I've tried to train the tensorflow's translation model with [Cornell Movie-Dialogs Corpus](Cornell Movie-Dialogs Corpus) in normal order and got outputs like macournoyer/neuralconvo's ones.

nicolas-ivanov commented 8 years ago

@p-baleine, thanks a lot for your comment! Apparently something went wrong when I was getting rid of the excessive data in Cornell Movie-Dialogs Corpus. I'll try training with the normal order now. By the way, how long did it take you to get the results similar to macournoyer/neuralconvo?

p-baleine commented 8 years ago

I've trained macournoyer/neuralconvo's model for 20 epoch with 50000 examples. In tensorflow implementation, batch size(the default is 64) utterance are randomly picked up and used for training in one step. So I've executed 16000 steps(> 20 * 50000 / 64) and it took about 3 hours with GTX 1080.

Sorry but I don't remember the numbers exactly and if the above numbers are wrong I'll tell you tomorrow.

nicolas-ivanov commented 8 years ago

Gotcha, thank you! I'll close the issues for now, but you can keep commenting.

p-baleine commented 8 years ago

Sorry for my late reply. The details when I got a good result are below.

I've trained macournoyer/neuralconvo's sample with one layer of size 640 (the layer size was smaller because the GPU(GTX 660 Ti) did not have enough memory). Then I've trained tensorflow's sample with one layer of size 640 until 15000 step, i.e.

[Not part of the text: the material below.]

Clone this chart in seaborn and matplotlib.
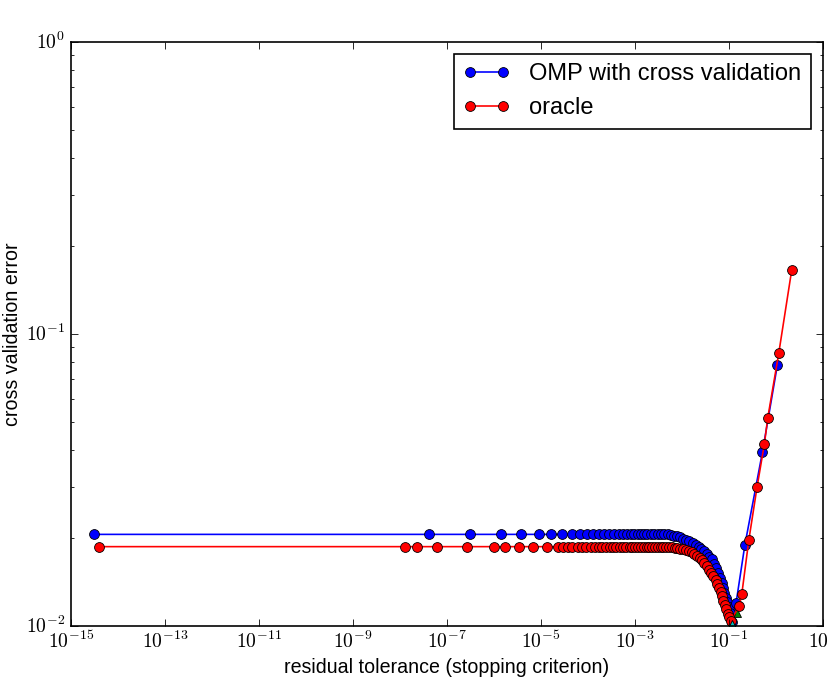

I've executed the following command:

$ python translate.py --size=640 --num_layers=1 --train_dir=$(pwd)/model_layer_1_size_640_gru

It took about 3 hours and perplexity of bucket 0 was around 8, perplexity of bucket 0 was around 15. I got the best output in this setting.

I also tried with 2 layers of size 1024 but I've not got good outputs yet.

suriyadeepan commented 8 years ago

@p-baleine What is your vocabulary size? And what are the sizes of buckets?